• What is asked: Return the listing below unchanged, minus its pictures.

==============================

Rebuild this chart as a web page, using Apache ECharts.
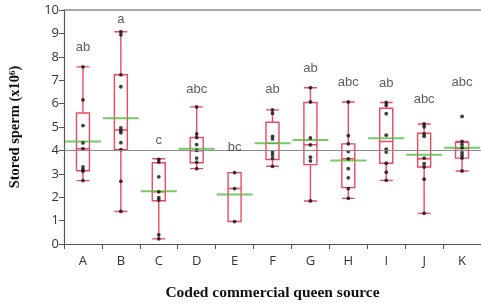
<!DOCTYPE html>
<html>
<head>
<meta charset="utf-8">
<script src="https://cdn.jsdelivr.net/npm/echarts@6/dist/echarts.min.js"></script>
<style>html,body{margin:0;padding:0;background:#fff}#c{width:481px;height:306px}</style>
</head>
<body>
<div id="c"></div>
<script>
// ---- data ----
var categories = ['A','B','C','D','E','F','G','H','I','J','K'];
// [min, Q1, median, Q3, max]
var boxStats = [
  [2.71, 3.13, 4.07, 5.60, 7.57],
  [1.39, 4.03, 4.87, 7.23, 9.07],
  [0.22, 1.85, 2.23, 3.47, 3.64],
  [3.22, 3.47, 3.98, 4.55, 5.86],
  [0.96, 0.96, 2.37, 3.05, 3.05],
  [3.32, 3.61, 4.30, 5.20, 5.73],
  [1.84, 3.39, 4.24, 6.05, 6.68],
  [1.95, 2.41, 3.64, 4.28, 6.07],
  [2.72, 3.45, 4.38, 5.80, 6.05],
  [1.31, 3.29, 3.64, 4.73, 5.13],
  [3.12, 3.67, 4.08, 4.35, 4.38]
];
var means = [4.38, 5.37, 2.25, 4.07, 2.12, 4.31, 4.44, 3.57, 4.52, 3.81, 4.11];
var points = {
  A: [7.57, 6.16, 5.06, 4.32, 4.07, 3.29, 3.18, 3.11, 2.71],
  B: [9.07, 8.94, 7.23, 6.72, 4.96, 4.84, 4.75, 4.33, 4.03, 2.68, 1.39],
  C: [3.62, 3.50, 2.87, 2.23, 1.98, 1.88, 0.39, 0.22],
  D: [5.86, 4.70, 4.55, 4.25, 4.00, 3.67, 3.50, 3.22],
  E: [3.05, 2.37, 0.96],
  F: [5.73, 5.58, 4.60, 4.49, 3.93, 3.81, 3.67, 3.32],
  G: [6.68, 6.07, 4.53, 4.24, 3.71, 3.55, 1.84],
  H: [6.07, 4.63, 4.28, 3.95, 3.64, 3.22, 2.83, 2.37, 1.95],
  I: [6.05, 5.93, 5.57, 4.65, 4.05, 3.93, 3.45, 3.07, 2.72],
  J: [5.13, 5.01, 4.70, 4.60, 3.67, 3.43, 3.29, 2.77, 1.31],
  K: [5.45, 4.38, 4.25, 4.11, 3.90, 3.78, 3.67, 3.12]
};
var letters = ['ab','a','c','abc','bc','ab','ab','abc','ab','abc','abc'];
var letterY = [8.39, 9.58, 4.42, 6.61, 4.11, 6.61, 7.50, 6.92, 6.86, 6.19, 6.92];
var referenceLine = 4;
var yTicks = [0,1,2,3,4,5,6,7,8,9,10];

// ---- build ----
var pointData = [];
categories.forEach(function (c) {
  points[c].forEach(function (v) { pointData.push([c, v]); });
});
var meanData = categories.map(function (c, i) { return [c, means[i]]; });
var letterData = categories.map(function (c, i) { return [c, letterY[i], letters[i]]; });

var RED = '#ec4a62', GREEN = '#55bb46';
var chart = echarts.init(document.getElementById('c'), null, {renderer: 'canvas'});
chart.setOption({
  animation: false,
  grid: {left: 63, right: -4, top: 10, bottom: 60, show: false},
  xAxis: [{
    type: 'category', data: categories, boundaryGap: true,
    name: 'Coded commercial queen source', nameLocation: 'middle', nameGap: 41,
    nameTextStyle: {fontFamily: 'Liberation Serif', fontWeight: 'bold', fontSize: 15.5, color: '#111'},
    axisLine: {lineStyle: {color: '#555', width: 1.2}},
    axisTick: {show: true, length: 5, lineStyle: {color: '#555'}},
    axisLabel: {fontFamily: 'Open Sans', fontSize: 13, color: '#333', margin: 11},
    splitLine: {show: false}
  }, {
    type: 'category', data: categories, position: 'top', boundaryGap: true,
    axisLine: {lineStyle: {color: '#8a8a8a', width: 1.6}},
    axisTick: {show: false}, axisLabel: {show: false}, splitLine: {show: false}
  }],
  yAxis: {
    type: 'value', min: 0, max: 10, interval: 1,
    name: 'Stored sperm (x10{sup|6})', nameLocation: 'middle', nameGap: 41,
    nameTextStyle: {fontFamily: 'Liberation Serif', fontWeight: 'bold', fontSize: 14.5, color: '#111',
      rich: {sup: {fontFamily: 'Liberation Serif', fontWeight: 'bold', fontSize: 9, color: '#111', verticalAlign: 'top'}}},
    axisLine: {show: true, lineStyle: {color: '#555', width: 1.2}},
    axisTick: {show: true, length: 5, lineStyle: {color: '#555'}},
    axisLabel: {fontFamily: 'Open Sans', fontSize: 13, color: '#333', margin: 5,
      formatter: function (v) { return yTicks.indexOf(v) >= 0 ? String(v) : ''; }},
    splitLine: {show: false}
  },
  series: [
    {
      type: 'boxplot', data: boxStats, boxWidth: [13, 13], z: 2,
      itemStyle: {color: 'rgba(255,255,255,0)', borderColor: RED, borderWidth: 1.4},
      markLine: {
        silent: true, symbol: 'none', label: {show: false},
        lineStyle: {color: '#8c8c8c', type: 'solid', width: 1.2},
        data: [{yAxis: referenceLine}]
      }
    },
    {
      type: 'scatter', data: meanData, symbol: 'rect', symbolSize: [36, 2], z: 3,
      itemStyle: {color: GREEN}
    },
    {
      type: 'scatter', data: pointData, symbol: 'circle', symbolSize: 3.8, z: 4,
      itemStyle: {color: '#111'}
    },
    {
      type: 'scatter', data: letterData, symbolSize: 0, z: 5,
      label: {show: true, position: 'inside', formatter: function (p) { return p.data[2]; },
        fontFamily: 'Liberation Sans', fontSize: 13, color: '#333'}
    }
  ]
});
</script>
</body>
</html>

==============================

• Finished task:
Rebuild this chart as a web page, using Apache ECharts.
<!DOCTYPE html>
<html>
<head>
<meta charset="utf-8">
<script src="https://cdn.jsdelivr.net/npm/echarts@6/dist/echarts.min.js"></script>
<style>html,body{margin:0;padding:0;background:#fff}#c{width:481px;height:306px}</style>
</head>
<body>
<div id="c"></div>
<script>
// ---- data ----
var categories = ['A','B','C','D','E','F','G','H','I','J','K'];
// [min, Q1, median, Q3, max]
var boxStats = [
  [2.71, 3.13, 4.07, 5.60, 7.57],
  [1.39, 4.03, 4.87, 7.23, 9.07],
  [0.22, 1.85, 2.23, 3.47, 3.64],
  [3.22, 3.47, 3.98, 4.55, 5.86],
  [0.96, 0.96, 2.37, 3.05, 3.05],
  [3.32, 3.61, 4.30, 5.20, 5.73],
  [1.84, 3.39, 4.24, 6.05, 6.68],
  [1.95, 2.41, 3.64, 4.28, 6.07],
  [2.72, 3.45, 4.38, 5.80, 6.05],
  [1.31, 3.29, 3.64, 4.73, 5.13],
  [3.12, 3.67, 4.08, 4.35, 4.38]
];
var means = [4.38, 5.37, 2.25, 4.07, 2.12, 4.31, 4.44, 3.57, 4.52, 3.81, 4.11];
var points = {
  A: [7.57, 6.16, 5.06, 4.32, 4.07, 3.29, 3.18, 3.11, 2.71],
  B: [9.07, 8.94, 7.23, 6.72, 4.96, 4.84, 4.75, 4.33, 4.03, 2.68, 1.39],
  C: [3.62, 3.50, 2.87, 2.23, 1.98, 1.88, 0.39, 0.22],
  D: [5.86, 4.70, 4.55, 4.25, 4.00, 3.67, 3.50, 3.22],
  E: [3.05, 2.37, 0.96],
  F: [5.73, 5.58, 4.60, 4.49, 3.93, 3.81, 3.67, 3.32],
  G: [6.68, 6.07, 4.53, 4.24, 3.71, 3.55, 1.84],
  H: [6.07, 4.63, 4.28, 3.95, 3.64, 3.22, 2.83, 2.37, 1.95],
  I: [6.05, 5.93, 5.57, 4.65, 4.05, 3.93, 3.45, 3.07, 2.72],
  J: [5.13, 5.01, 4.70, 4.60, 3.67, 3.43, 3.29, 2.77, 1.31],
  K: [5.45, 4.38, 4.25, 4.11, 3.90, 3.78, 3.67, 3.12]
};
var letters = ['ab','a','c','abc','bc','ab','ab','abc','ab','abc','abc'];
var letterY = [8.39, 9.58, 4.42, 6.61, 4.11, 6.61, 7.50, 6.92, 6.86, 6.19, 6.92];
var referenceLine = 4;
var yTicks = [0,1,2,3,4,5,6,7,8,9,10];

// ---- build ----
var pointData = [];
categories.forEach(function (c) {
  points[c].forEach(function (v) { pointData.push([c, v]); });
});
var meanData = categories.map(function (c, i) { return [c, means[i]]; });
var letterData = categories.map(function (c, i) { return [c, letterY[i], letters[i]]; });

var RED = '#ec4a62', GREEN = '#55bb46';
var chart = echarts.init(document.getElementById('c'), null, {renderer: 'canvas'});
chart.setOption({
  animation: false,
  grid: {left: 63, right: -4, top: 10, bottom: 60, show: false},
  xAxis: [{
    type: 'category', data: categories, boundaryGap: true,
    name: 'Coded commercial queen source', nameLocation: 'middle', nameGap: 41,
    nameTextStyle: {fontFamily: 'Liberation Serif', fontWeight: 'bold', fontSize: 15.5, color: '#111'},
    axisLine: {lineStyle: {color: '#555', width: 1.2}},
    axisTick: {show: true, length: 5, lineStyle: {color: '#555'}},
    axisLabel: {fontFamily: 'Open Sans', fontSize: 13, color: '#333', margin: 11},
    splitLine: {show: false}
  }, {
    type: 'category', data: categories, position: 'top', boundaryGap: true,
    axisLine: {lineStyle: {color: '#8a8a8a', width: 1.6}},
    axisTick: {show: false}, axisLabel: {show: false}, splitLine: {show: false}
  }],
  yAxis: {
    type: 'value', min: 0, max: 10, interval: 1,
    name: 'Stored sperm (x10{sup|6})', nameLocation: 'middle', nameGap: 41,
    nameTextStyle: {fontFamily: 'Liberation Serif', fontWeight: 'bold', fontSize: 14.5, color: '#111',
      rich: {sup: {fontFamily: 'Liberation Serif', fontWeight: 'bold', fontSize: 9, color: '#111', verticalAlign: 'top'}}},
    axisLine: {show: true, lineStyle: {color: '#555', width: 1.2}},
    axisTick: {show: true, length: 5, lineStyle: {color: '#555'}},
    axisLabel: {fontFamily: 'Open Sans', fontSize: 13, color: '#333', margin: 5,
      formatter: function (v) { return yTicks.indexOf(v) >= 0 ? String(v) : ''; }},
    splitLine: {show: false}
  },
  series: [
    {
      type: 'boxplot', data: boxStats, boxWidth: [13, 13], z: 2,
      itemStyle: {color: 'rgba(255,255,255,0)', borderColor: RED, borderWidth: 1.4},
      markLine: {
        silent: true, symbol: 'none', label: {show: false},
        lineStyle: {color: '#8c8c8c', type: 'solid', width: 1.2},
        data: [{yAxis: referenceLine}]
      }
    },
    {
      type: 'scatter', data: meanData, symbol: 'rect', symbolSize: [36, 2], z: 3,
      itemStyle: {color: GREEN}
    },
    {
      type: 'scatter', data: pointData, symbol: 'circle', symbolSize: 3.8, z: 4,
      itemStyle: {color: '#111'}
    },
    {
      type: 'scatter', data: letterData, symbolSize: 0, z: 5,
      label: {show: true, position: 'inside', formatter: function (p) { return p.data[2]; },
        fontFamily: 'Liberation Sans', fontSize: 13, color: '#333'}
    }
  ]
});
</script>
</body>
</html>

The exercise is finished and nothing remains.